# start of GIVEN DATA

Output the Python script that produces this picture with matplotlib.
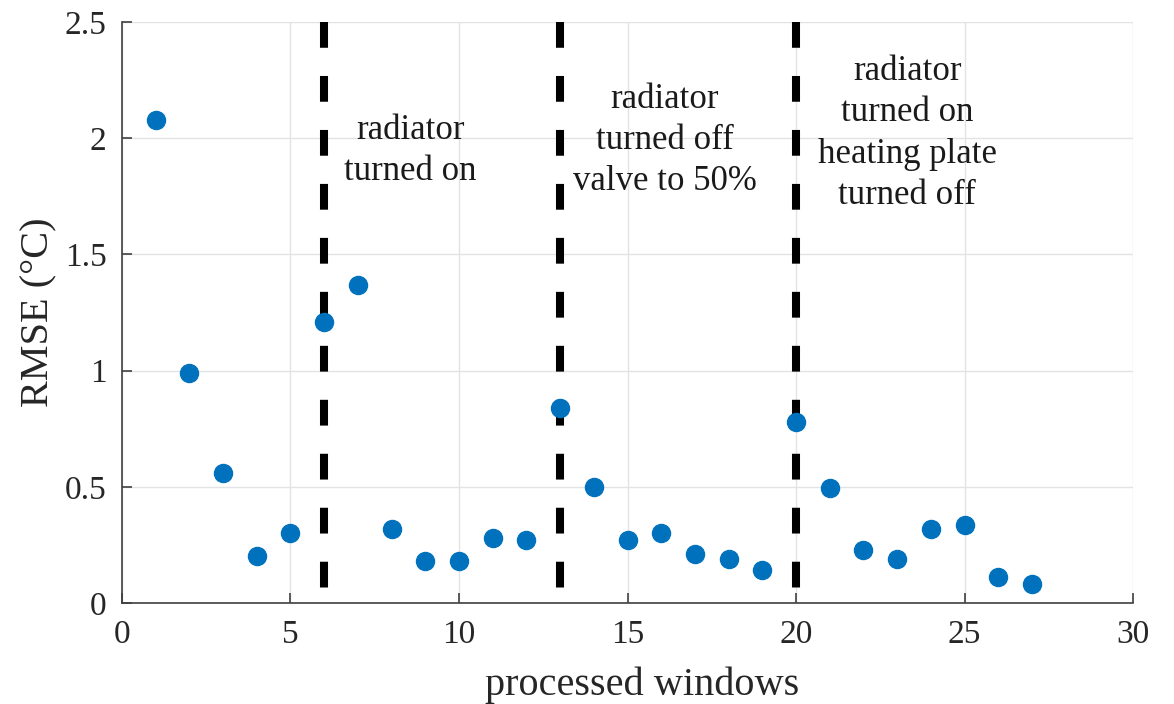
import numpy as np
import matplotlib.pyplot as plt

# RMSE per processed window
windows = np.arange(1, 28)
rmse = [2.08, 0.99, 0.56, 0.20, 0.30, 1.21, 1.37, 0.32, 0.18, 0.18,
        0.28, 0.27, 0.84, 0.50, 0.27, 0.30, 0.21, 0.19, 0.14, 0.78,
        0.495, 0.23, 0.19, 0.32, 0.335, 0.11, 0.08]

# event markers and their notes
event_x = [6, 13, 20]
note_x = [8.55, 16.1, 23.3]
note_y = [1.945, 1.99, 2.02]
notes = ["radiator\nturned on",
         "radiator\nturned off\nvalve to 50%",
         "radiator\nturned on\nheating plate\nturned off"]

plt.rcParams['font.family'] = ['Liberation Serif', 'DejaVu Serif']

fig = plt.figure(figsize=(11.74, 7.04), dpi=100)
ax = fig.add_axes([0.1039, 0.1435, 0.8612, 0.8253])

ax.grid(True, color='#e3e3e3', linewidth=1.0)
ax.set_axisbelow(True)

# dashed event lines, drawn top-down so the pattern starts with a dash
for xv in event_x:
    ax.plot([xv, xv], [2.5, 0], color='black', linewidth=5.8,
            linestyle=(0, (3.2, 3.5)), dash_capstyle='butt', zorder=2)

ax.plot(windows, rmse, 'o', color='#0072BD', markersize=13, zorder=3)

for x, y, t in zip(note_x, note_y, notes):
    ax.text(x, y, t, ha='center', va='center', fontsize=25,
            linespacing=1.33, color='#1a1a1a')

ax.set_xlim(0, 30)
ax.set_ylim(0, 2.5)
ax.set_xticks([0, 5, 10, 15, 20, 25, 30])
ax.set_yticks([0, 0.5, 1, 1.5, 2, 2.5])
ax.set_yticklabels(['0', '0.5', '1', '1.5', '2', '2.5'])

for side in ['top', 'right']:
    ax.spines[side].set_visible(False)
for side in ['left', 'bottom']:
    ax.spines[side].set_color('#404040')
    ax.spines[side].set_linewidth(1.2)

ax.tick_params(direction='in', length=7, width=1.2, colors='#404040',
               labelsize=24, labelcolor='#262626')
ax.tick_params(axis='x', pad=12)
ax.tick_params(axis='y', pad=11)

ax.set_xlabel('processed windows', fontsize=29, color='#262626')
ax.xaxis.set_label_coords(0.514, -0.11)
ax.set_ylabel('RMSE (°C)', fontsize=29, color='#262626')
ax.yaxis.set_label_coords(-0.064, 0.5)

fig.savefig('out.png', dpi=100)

# end of GIVEN DATA

INSTRUCTION
From the top of the listing above, repeat each line exactly until you reach the line containing "import matplotlib.pyplot as plt", and repeat that one too. Leave the pictures out.

TASK OUTPUT
Output the Python script that produces this picture with matplotlib.
import numpy as np
import matplotlib.pyplot as plt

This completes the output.